The world’s biggest carmaker reported a Y112bn ($1.2bn) net profit for the three months to March compared with a loss of Y765bn in the same period last year.

Toyota made a much lower than expected forecast of recovery in profit growth in the 12 months to March 2011, an acknowledgement of the continuing legal risks and of the likelihood that its sales margins would remain under pressure for some time.

The company is offering unprecedented discounts and cheap financing in an effort to prevent customers from defecting to rival carmakers. The strategy has boosted sales but at a cost of smaller profits on each vehicle sold.

But analysts said the carmaker had been conservative in forecasting its outlook and was likely to raise its estimates as the year progressed.

Akio Toyoda, president of Toyota since last year, said he hoped the results signalled a “fresh start” for the company and its brand. “I want to lead the company in such a way that this sort of thing never happens again,” he said, referring to the recall of 9m Toyota cars and trucks worldwide since November to fix defective accelerators, brakes and other systems. On Monday, US authorities announced a new investigation into the group over its handling of a steering defect in some US sport utility vehicles in 2005.

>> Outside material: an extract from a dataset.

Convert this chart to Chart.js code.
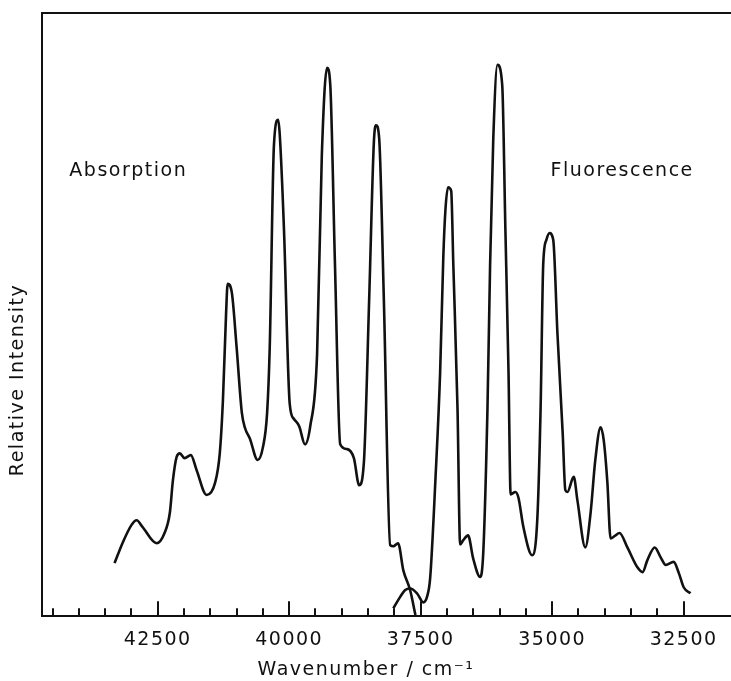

Toyota forecast a net profit of Y310bn for the year to March 2011. That would be a 50 per cent increase over last year but still about a third less than analysts’ average projections, and less than a fifth of the company’s peak earnings of 2007-08.

Toyota said it expected to sell 7.29m cars and trucks worldwide in the accounting year to next March, an increase of just 53,000 units in spite of a broad recovery in the US and strong growth in many emerging markets.

Koji Endo, an automotive analyst at Advanced Research Japan, said the projection looked “extra conservative even though there are a lot of reasons [for Toyota] to keep a low key”. He added there was a high probability the company would raise its forecast later in the year.

Toyota fell to its first net loss in six decades in the year to March 2009 amid the financial crisis and global recession, and has relied on drastic cost cuts to drag itself pack to profit. The yen value of its sales fell a further 7.7 per cent in the latest business year due to lower volumes and a rise in the Japanese currency’s exchange rate.

Toyota said it planned to deal with future currency risk and a prolonged decline in sales in Japan by shifting more production overseas. The move will involve building more factories in emerging markets, it said, as well as transferring some research and development functions to North America.